Scientific classification
- Kingdom: Animalia
- Phylum: Chordata
- Class: Amphibia
- Order: Anura
- Family: Hylidae
- Genus: Ptychohyla
- Species: P. euthysanota
- Binomial name: Ptychohyla euthysanota (Kellogg, 1923)

= Cloud forest stream frog =

- Authority: (Kellogg, 1923)
- Conservation status: LC

Species of amphibian

The cloud forest stream frog (Ptychohyla euthysanota) is a species of frog in the family Hylidae found in El Salvador, Guatemala, Mexico, and possibly Honduras. Its natural habitats are subtropical or tropical moist lowland forest, subtropical or tropical moist montane forest, and rivers.

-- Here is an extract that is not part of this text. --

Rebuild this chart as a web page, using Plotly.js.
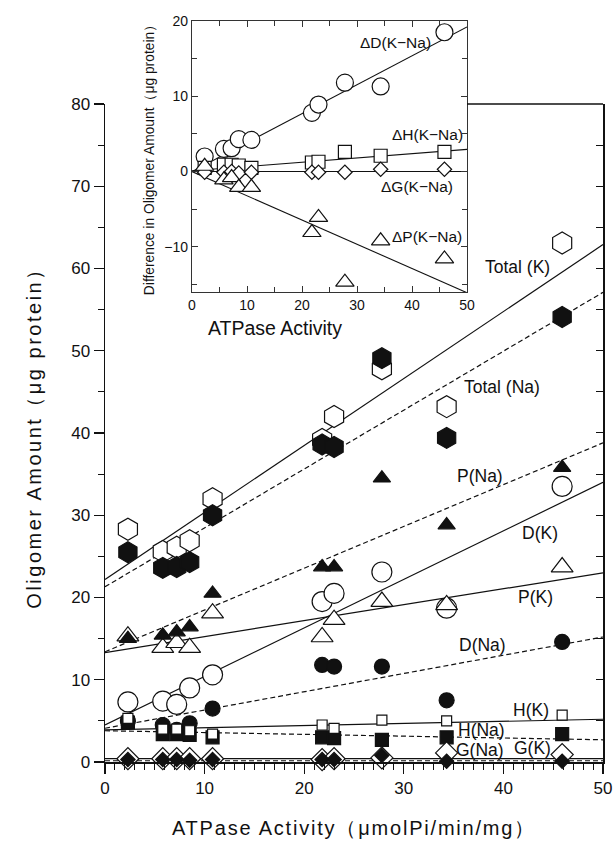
<!DOCTYPE html>
<html>
<head>
<meta charset="utf-8">
<script src="https://cdn.plot.ly/plotly-3.0.1.min.js"></script>
<style>html,body{margin:0;padding:0;background:#fff;}#chart{width:615px;height:843px;}</style>
</head>
<body>
<div id="chart"></div>
<script>
// ---- main plot data (ATPase activity vs oligomer amount, µg protein) ----
const activity = [2.3, 5.8, 7.2, 8.5, 10.8, 21.8, 23.0, 27.8, 34.3, 45.9];
const totalK  = [28.3, 25.6, 26.1, 26.9, 32.0, 39.2, 42.0, 47.8, 43.2, 63.1];
const totalNa = [25.5, 23.6, 23.7, 24.3, 30.0, 38.6, 38.3, 49.1, 39.4, 54.1];
const pK  = [15.3, 13.9, 14.5, 13.9, 18.1, 15.2, 17.3, 19.5, 19.1, 23.7];
const pNa = [15.0, 15.4, 15.8, 16.4, 20.5, 23.7, 23.7, 34.5, 28.8, 35.8];
const dK  = [7.3, 7.4, 7.0, 9.0, 10.6, 19.5, 20.5, 23.1, 18.7, 33.5];
const dNa = [5.0, 4.5, 3.9, 4.7, 6.5, 11.8, 11.6, 11.6, 7.5, 14.6];
const hK  = [5.3, 4.0, 4.0, 3.8, 3.4, 4.5, 4.1, 5.1, 5.0, 5.7];
const hNa = [4.8, 3.4, 3.4, 3.3, 3.0, 3.0, 2.9, 2.7, 3.0, 3.4];
const gK  = [0.4, 0.4, 0.4, 0.4, 0.4, 0.3, 0.4, 0.5, 1.1, 0.9];
const gNa = [0.3, 0.3, 0.3, 0.2, 0.3, 0.3, 0.3, 0.8, 0.1, 0.1];

// regression lines: value at x=0 and at x=50
const fitNames = ['Total (K)', 'Total (Na)', 'P(Na)', 'D(K)', 'P(K)', 'D(Na)', 'H(K)', 'H(Na)', 'G(Na)', 'G(K)'];
const fitAt0   = [22.2, 21.3, 13.4, 4.5, 13.3, 4.1, 3.9, 3.8, 0.15, 0.4];
const fitAt50  = [62.9, 57.1, 38.8, 34.0, 23.0, 15.2, 5.2, 2.7, 0.15, 0.4];
const fitIsNa  = [false, true, true, false, false, true, false, true, true, false];
const fitX = [0, 50];

// ---- inset data: difference K - Na ----
const diffD = [2.0, 3.0, 3.1, 4.3, 4.2, 7.8, 8.9, 11.8, 11.3, 18.5];
const diffH = [0.5, 0.9, 0.9, 0.8, 0.5, 1.2, 1.3, 2.6, 2.1, 2.6];
const diffG = [-0.1, -0.1, 0.0, -0.2, -0.1, -0.1, -0.1, -0.1, 0.3, 0.3];
const diffP = [0.7, -1.1, -0.8, -2.1, -2.1, -8.1, -6.1, -14.7, -9.2, -11.6];
const diffNames = ['ΔD(K−Na)', 'ΔH(K−Na)', 'ΔG(K−Na)', 'ΔP(K−Na)'];
const diffFitAt0  = [0.0, 0.1, 0.0, 0.0];
const diffFitAt50 = [19.2, 2.95, 0.0, -16.1];

const INK = '#111';
const FONT = 'Liberation Sans, Arial, sans-serif';

const traces = [];
fitNames.forEach((n, i) => {
  traces.push({x: fitX, y: [fitAt0[i], fitAt50[i]], mode: 'lines', xaxis: 'x', yaxis: 'y',
    line: {color: INK, width: 1.2, dash: fitIsNa[i] ? '5px,3px' : 'solid'}, hoverinfo: 'skip'});
});
function mk(y, symbol, size, filled, inset) {
  return {x: activity, y: y, mode: 'markers', xaxis: inset ? 'x3' : 'x', yaxis: inset ? 'y3' : 'y',
    cliponaxis: false, hoverinfo: 'skip',
    marker: {symbol: symbol, size: size, color: filled ? INK : '#fff',
             line: {color: INK, width: 1.2}}};
}
traces.push(mk(dK, 'circle', 20, false));
traces.push(mk(dNa, 'circle', 15, true));
traces.push(mk(pK, 'triangle-up', 19, false));
traces.push(mk(pNa, 'triangle-up', 15, true));
traces.push(mk(totalK, 'hexagon', 22, false));
traces.push(mk(totalNa, 'hexagon', 21, true));
traces.push(mk(hNa, 'square', 13, true));
traces.push(mk(hK, 'square', 10, false));
traces.push(mk(gK, 'diamond', 17, false));
traces.push(mk(gNa, 'diamond', 11, true));
traces.push({x: [null], y: [null], xaxis: 'x', yaxis: 'y2', mode: 'markers', hoverinfo: 'skip'});

diffNames.forEach((n, i) => {
  traces.push({x: fitX, y: [diffFitAt0[i], diffFitAt50[i]], mode: 'lines', xaxis: 'x3', yaxis: 'y3',
    line: {color: INK, width: 1.1}, hoverinfo: 'skip'});
});
traces.push(mk(diffD, 'circle', 17, false, true));
traces.push(mk(diffH, 'square', 13, false, true));
traces.push(mk(diffG, 'diamond', 11, false, true));
traces.push(mk(diffP, 'triangle-up', 16, false, true));

const mainLabelPos = [[41.4, 60.2], [39.9, 45.6], [37.7, 34.8], [43.7, 27.8], [43.2, 20.0],
                      [37.9, 14.2], [42.8, 6.3], [37.8, 3.9], [37.7, 1.5], [42.9, 1.7]];
const insetLabelPos = [[37.0, 17.2], [42.9, 4.9], [40.9, -2.0], [42.7, -8.6]];
const annotations = [];
fitNames.forEach((n, i) => annotations.push({text: n, x: mainLabelPos[i][0], y: mainLabelPos[i][1],
  xref: 'x', yref: 'y', showarrow: false, font: {size: 17.5, color: INK, family: FONT}}));
diffNames.forEach((n, i) => annotations.push({text: n, x: insetLabelPos[i][0], y: insetLabelPos[i][1],
  xref: 'x3', yref: 'y3', showarrow: false, font: {size: 15.5, color: INK, family: FONT}}));
annotations.push({text: 'ATPase Activity', xref: 'paper', yref: 'paper', x: 0.3414, y: 0.581,
  showarrow: false, font: {size: 19.5, color: INK, family: FONT}});

const layout = {
  width: 615, height: 843,
  margin: {l: 105, r: 12, t: 15, b: 81},
  paper_bgcolor: '#fff', plot_bgcolor: '#fff',
  showlegend: false,
  font: {family: FONT, color: INK},
  xaxis: {domain: [0, 1], range: [0, 50], anchor: 'y', showline: true, linewidth: 1.5, linecolor: INK,
    ticks: 'outside', ticklen: 10, tickwidth: 1.3, tickcolor: INK, tick0: 0, dtick: 10,
    minor: {dtick: 1, ticklen: 6, ticks: 'outside', tickcolor: INK, tickwidth: 1},
    showgrid: false, zeroline: false, tickfont: {size: 17},
    title: {text: 'ATPase Activity（μmolPi/min/mg）', font: {size: 20}, standoff: 24}},
  yaxis: {domain: [0, 0.8809], range: [0, 80], anchor: 'x', showline: true, linewidth: 1.5, linecolor: INK,
    ticks: 'outside', ticklen: 10, tickwidth: 1.3, tickcolor: INK, tick0: 0, dtick: 10,
    minor: {dtick: 5, ticklen: 6, ticks: 'outside', tickcolor: INK, tickwidth: 1},
    showgrid: false, zeroline: false, tickfont: {size: 17},
    title: {text: 'Oligomer Amount（μg protein）', font: {size: 20}, standoff: 24}},
  yaxis2: {overlaying: 'y', side: 'right', anchor: 'x', range: [0, 80], showline: true, linewidth: 1.5,
    linecolor: INK, ticks: 'inside', ticklen: 7, tickcolor: INK, tick0: 0, dtick: 5,
    showticklabels: false, showgrid: false, zeroline: false},
  xaxis3: {domain: [0.1747, 0.7269], range: [0, 50], anchor: 'y3', showline: true, linewidth: 1.1,
    linecolor: '#333', mirror: 'ticks', ticks: 'inside', ticklen: 6, tickcolor: '#333', tick0: 0, dtick: 10,
    minor: {dtick: 5, ticklen: 5, ticks: 'inside', tickcolor: '#333'},
    showgrid: false, zeroline: false, tickfont: {size: 14}},
  yaxis3: {domain: [0.6292, 0.9920], range: [-16, 20], anchor: 'x3', showline: true, linewidth: 1.1,
    linecolor: '#333', mirror: 'ticks', ticks: 'inside', ticklen: 6, tickcolor: '#333', tick0: 0, dtick: 10,
    minor: {dtick: 5, ticklen: 5, ticks: 'inside', tickcolor: '#333'},
    showgrid: false, zeroline: false, tickfont: {size: 14},
    title: {text: 'Difference in Oligomer Amount（μg protein）', font: {size: 13.8}, standoff: 6}},
  shapes: [{type: 'line', xref: 'paper', yref: 'paper', x0: 0.7269, x1: 1, y0: 0.8809, y1: 0.8809,
    line: {color: INK, width: 1.5}}],
  annotations: annotations
};
Plotly.newPlot('chart', traces, layout, {staticPlot: true, displayModeBar: false}).then(gd => {
  const spacing = {'xtitle': '1.8px', 'ytitle': '2.5px'};
  Object.keys(spacing).forEach(cls => {
    gd.querySelectorAll('text.' + cls).forEach(el => el.setAttribute('letter-spacing', spacing[cls]));
  });
});
</script>
</body>
</html>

The cloud forest stream frog's lower elevation limit sits at 500 meters and its upper elevation limit is at 2,200 meters (approximately 1640 and 7218 feet respectively). The frog's current population trend is suspected to be decreasing due to the ongoing degradation in the quality and extent of its environment. It is common in Guatemala and Mexico, but the population status in Honduras and El Salvador are unknown. It is threatened by habitat loss. These frogs are semiaquatic, living both terrestrially and in inland freshwater.